Low Power mode reduces display brightness, optimizes device performance, and minimizes system animations. Some apps like Mail won’t download content in the background. You can still text, make calls, and receive data – Low Power Mode just dials down the fancier perks until you switch it off or charge your iPhone above 80% battery.
2. Limit how much you're watching or playing
Okay, this might be a bit obvious, but it bears repeating: watching media on your iPhone drains battery at a speedy rate. Depending on your phone, watching an hour-long episode could take 5% or more off. The same is true for playing games, especially those that compete online, as the phone must work overtime to relay commands back and forth from the server.
The answer, sadly, is to watch and play less. If you must, make things less demanding on your iPhone: dial down the brightness, lower the resolution, and so forth. Opt for less intensive games like puzzlers instead of graphics-intensive titles.
3. Stop using location settings
While your iPhone’s capability to pinpoint your location using LTE, GPS, and sensors is indeed miraculous, it also drains your battery. If you’re low on charge, don’t keep the Maps app open and actively tracking where you are, or other apps that access your location.
If you need to use some of these apps – like, say, navigating manually in Maps – then you can turn off GPS by heading to Settings > Maps > Location > choosing Never.
4. Dial down the brightness
Brightly-lit screens drain battery faster than dim ones, and it’s pretty easy to dial down the brightness. You can quickly access this in the Control Center – it’s the vertical bar in the middle with the sun icon. Just tap and drag it down.

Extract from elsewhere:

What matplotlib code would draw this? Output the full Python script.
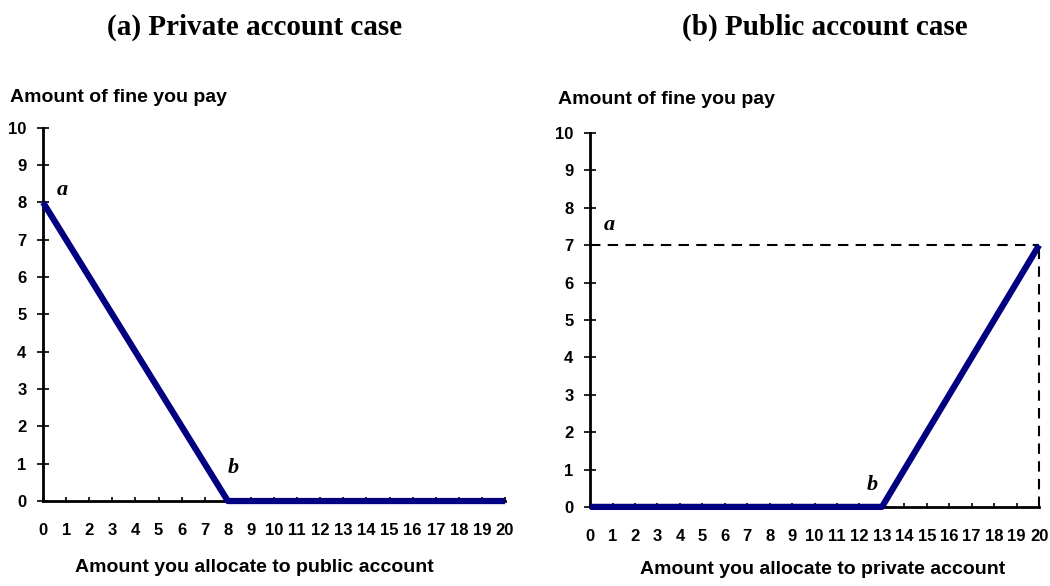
import matplotlib
matplotlib.use("Agg")
import matplotlib.pyplot as plt

# contribution levels 0..20
x_vals = list(range(21))

# (a) private account case: fine vs amount allocated to public account
fine_private = [8, 7, 6, 5, 4, 3, 2, 1, 0, 0, 0, 0, 0, 0, 0, 0, 0, 0, 0, 0, 0]
# (b) public account case: fine vs amount allocated to private account
fine_public = [0, 0, 0, 0, 0, 0, 0, 0, 0, 0, 0, 0, 0, 0, 1, 2, 3, 4, 5, 6, 7]

ref_level = 7   # dashed guide in panel (b)
ref_x = 20

titles = ["(a) Private account case", "(b) Public account case"]
xlabels = ["Amount you allocate to public account", "Amount you allocate to private account"]
ylabel = "Amount of fine you pay"

NAVY = "#000080"
SANS = "Liberation Sans"
SERIF = "Liberation Serif"

fig = plt.figure(figsize=(10.5, 5.86), dpi=100)
ax1 = fig.add_axes([0.041, 0.145, 0.44, 0.637])
ax2 = fig.add_axes([0.562, 0.135, 0.4276, 0.638])


def style(ax):
    ax.set_xlim(0, 20)
    ax.set_ylim(0, 10)
    for s in ["top", "right"]:
        ax.spines[s].set_visible(False)
    for s in ["left", "bottom"]:
        ax.spines[s].set_linewidth(2)
    ax.set_xticks(x_vals)
    ax.set_yticks(range(11))
    ax.tick_params(axis="y", direction="inout", length=8, width=1.2, pad=8)
    ax.tick_params(axis="x", direction="in", length=3, width=1.2, pad=16)
    for lab in ax.get_xticklabels() + ax.get_yticklabels():
        lab.set_fontfamily(SANS)
        lab.set_fontweight("bold")
        lab.set_fontsize(12)


style(ax1)
ax1.plot(x_vals, fine_private, color=NAVY, lw=4.5, solid_capstyle="butt", clip_on=False, zorder=3)
ax1.text(0.6, 8.2, "a", fontfamily=SERIF, fontstyle="italic", fontweight="bold", fontsize=16)
ax1.text(8.0, 0.75, "b", fontfamily=SERIF, fontstyle="italic", fontweight="bold", fontsize=16)

style(ax2)
ax2.plot([0, ref_x], [ref_level, ref_level], color="black", lw=1.5, ls=(0, (5, 3.5)), clip_on=False)
ax2.plot([ref_x, ref_x], [0, ref_level], color="black", lw=1.5, ls=(0, (5, 3.5)), clip_on=False)
ax2.plot(x_vals, fine_public, color=NAVY, lw=4.5, solid_capstyle="butt", clip_on=False, zorder=3)
ax2.text(0.6, 7.4, "a", fontfamily=SERIF, fontstyle="italic", fontweight="bold", fontsize=16)
ax2.text(12.3, 0.45, "b", fontfamily=SERIF, fontstyle="italic", fontweight="bold", fontsize=16)

# titles, axis captions placed as figure text
fig.text(255 / 1050, 1 - 27 / 586, titles[0], ha="center", va="center",
         fontfamily=SERIF, fontweight="bold", fontsize=21)
fig.text(825 / 1050, 1 - 27 / 586, titles[1], ha="center", va="center",
         fontfamily=SERIF, fontweight="bold", fontsize=21)
fig.text(10 / 1050, 1 - 98 / 586, ylabel, ha="left", va="center",
         fontfamily=SANS, fontweight="bold", fontsize=14)
fig.text(558 / 1050, 1 - 100 / 586, ylabel, ha="left", va="center",
         fontfamily=SANS, fontweight="bold", fontsize=14)
fig.text(254 / 1050, 1 - 567 / 586, xlabels[0], ha="center", va="center",
         fontfamily=SANS, fontweight="bold", fontsize=14)
fig.text(823 / 1050, 1 - 570 / 586, xlabels[1], ha="center", va="center",
         fontfamily=SANS, fontweight="bold", fontsize=14)

fig.savefig("out.png", dpi=100)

Of course, it might go right back up if Automatic Brightness is toggled on, which automatically raises the screen brightness based on the amount of light in the environment. Head to Settings > Brightness to turn it off. Then you can set the amount of light coming from the display and keep it there.
5. Switch to Dark Mode
A good way to reduce the toll of bright light coming from your display is to switch to Dark Mode, which was added in iOS 13: a PhoneBuff test showed switching over could extend battery life by 30%. This may vary between iPhones, since some have LCD screens and others use OLED screens, which display the color (or absence of color) black differently.

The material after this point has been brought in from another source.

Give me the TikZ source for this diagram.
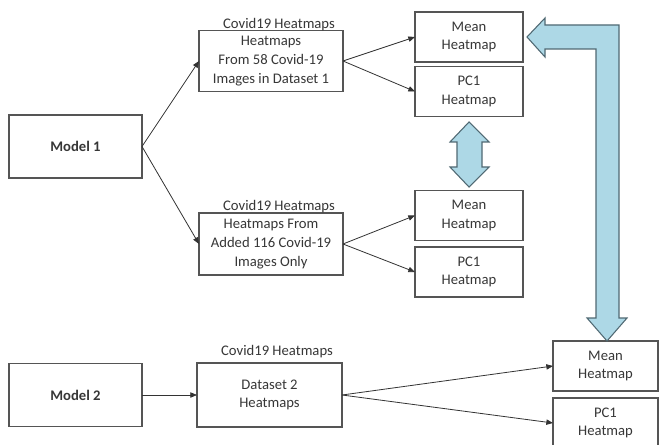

Turning on Dark Mode is easy: either open up the Control Center and long-press the brightness meter to reveal the Dark Mode button on the left, or navigate to Settings > Display & Brightness to turn it on manually. You can even set a schedule for the phone to switch over to Dark Mode at certain times of day.
6. Lose the LTE
Keeping your phone connected to cell service depletes the battery as your phone constantly siphons data for texts, emails, and apps. It’s a bit of an extreme measure, but if you absolutely need to keep your phone alive – or if you’re going somewhere you won’t have cell service anyway – you can shut off 4G/LTE connectivity.

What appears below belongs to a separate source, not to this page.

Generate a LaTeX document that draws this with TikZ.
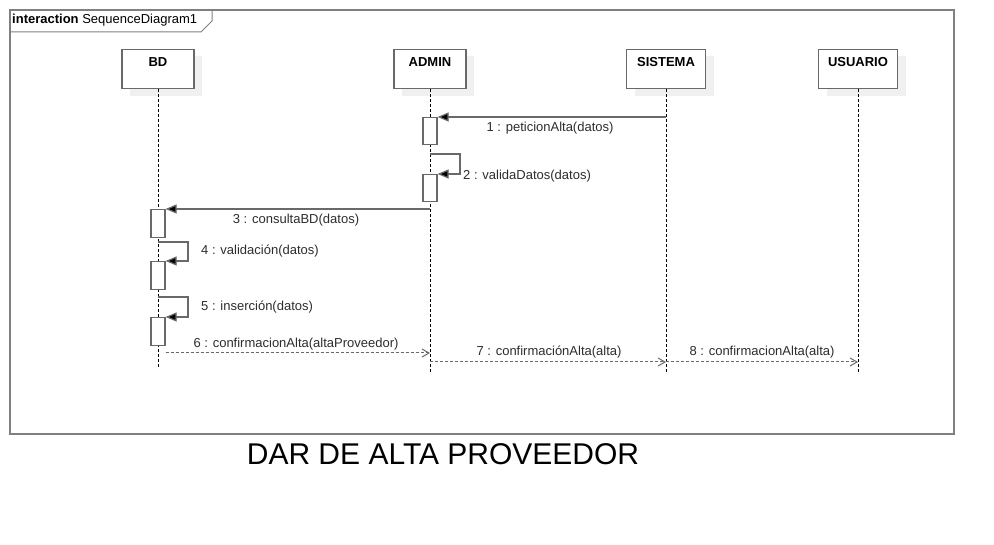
\documentclass[tikz,border=0pt]{standalone}
\usepackage{fontspec}
\setmainfont{Liberation Sans}
\usetikzlibrary{arrows.meta,shadows}
\definecolor{linegray}{RGB}{105,105,105}
\definecolor{framegray}{RGB}{128,128,128}
\definecolor{shadowgray}{RGB}{240,240,240}
\definecolor{txtgray}{RGB}{45,45,45}
\tikzset{
  headbox/.style={draw=linegray, line width=1.2pt, fill=white, minimum width=72pt,
    inner ysep=7.5pt, text height=10pt, text depth=14.5pt,
    font=\fontsize{13}{15}\selectfont\bfseries,
    general shadow={fill=shadowgray, shadow xshift=8pt, shadow yshift=-7pt}},
  actbox/.style={draw=linegray, line width=1.2pt, fill=white, minimum width=14pt,
    inner sep=0pt, anchor=north},
  lifeline/.style={black, line width=0.8pt, dash pattern=on 3pt off 2pt},
  syncmsg/.style={linegray, line width=1.2pt, -{Triangle[length=11pt,width=9pt,fill=black]}},
  retmsg/.style={linegray, line width=1pt, dash pattern=on 3pt off 2pt,
    -{Straight Barb[length=7pt,width=8pt]}},
  msgtxt/.style={font=\fontsize{13}{15}\selectfont, text=txtgray, inner sep=0pt}
}
\begin{document}
\begin{tikzpicture}[x=1pt,y=-1pt]
  \useasboundingbox[fill=white] (0,0) rectangle (994,545);

  \draw[framegray, line width=1.2pt] (10,10) rectangle (954,434);
  \draw[framegray, line width=1pt] (10,32) -- (201,32) -- (212,21) -- (212,10);
  \node[msgtxt, text=black, anchor=west] (tabtxt) at (12,20) {\textbf{interaction} SequenceDiagram1};

  \node[headbox] (bd) at (158,69) {BD};
  \node[headbox] (admin) at (430,69) {ADMIN};
  \node[headbox, minimum width=79pt] (sistema) at (666,69) {SISTEMA};
  \node[headbox, minimum width=79pt] (usuario) at (858,69) {USUARIO};

  \draw[lifeline] (bd.south) -- (bd |- 0,369);
  \draw[lifeline] (admin.south) -- (admin |- 0,373);
  \draw[lifeline] (sistema.south) -- (sistema |- 0,373);
  \draw[lifeline] (usuario.south) -- (usuario |- 0,373);

  \node[actbox, minimum height=27pt] (a1) at (430,117) {};
  \node[actbox, minimum height=27pt] (a2) at (430,174) {};
  \node[actbox, minimum height=28pt] (a3) at (158,209) {};
  \node[actbox, minimum height=28pt] (a4) at (158,261) {};
  \node[actbox, minimum height=28pt] (a5) at (158,317) {};

  \draw[syncmsg] (sistema |- a1.north) -- (a1.north east);
  \node[msgtxt] (m1) at (550,128) {1 : peticionAlta(datos)};

  \draw[syncmsg] (admin |- 0,154) -- (460,154) |- (a2.north east);
  \node[msgtxt, anchor=west] (m2) at (463,176) {2 : validaDatos(datos)};

  \draw[syncmsg] (admin |- a3.north) -- (a3.north east);
  \node[msgtxt] (m3) at (296,220) {3 : consultaBD(datos)};

  \draw[syncmsg] (bd |- 0,242) -- (188,242) |- (a4.north east);
  \node[msgtxt, anchor=west] (m4) at (201,251) {4 : validación(datos)};

  \draw[syncmsg] (bd |- 0,297) -- (188,297) |- (a5.north east);
  \node[msgtxt, anchor=west] (m5) at (201,307) {5 : inserción(datos)};

  \draw[retmsg] (a5.east |- 0,353) -- (admin |- 0,353);
  \node[msgtxt] (m6) at (296,344) {6 : confirmacionAlta(altaProveedor)};

  \draw[retmsg] (admin |- 0,362) -- (sistema |- 0,362);
  \node[msgtxt] (m7) at (549,352) {7 : confirmaciónAlta(alta)};

  \draw[retmsg] (sistema |- 0,362) -- (usuario |- 0,362);
  \node[msgtxt] (m8) at (762,352) {8 : confirmacionAlta(alta)};

  \node[font=\fontsize{30}{34}\selectfont, inner sep=0pt] (titulo) at (443,454) {DAR DE ALTA PROVEEDOR};
\end{tikzpicture}
\end{document}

The easiest way to do this is in the Control Center – in the top left corner, tap the green button to turn off cellular connectivity. You can also dig into Settings > Cellular and turn off cell data broadly as well as Data Roaming, or you can toggle cell data on each individual app if you want to restrict some to updating on Wi-Fi only, say.
7. Turn off everything (but the phone)
If you absolutely must save battery and don’t mind shutting down everything but the iPhone itself, there are other ways to stem the drain. First, halt any background activity left: go to Settings > General > Background App Refresh, which you can either limit to Wi-Fi only or shut completely off.
Next, to keep your screen from lighting up with app notifications, navigate to Settings > Notifications and set ‘Allow Notifications’ to off. As a final measure, turn on Airplane Mode to ensure no signals reach your iPhone, either by heading to Settings and activating it there or in the Control Center.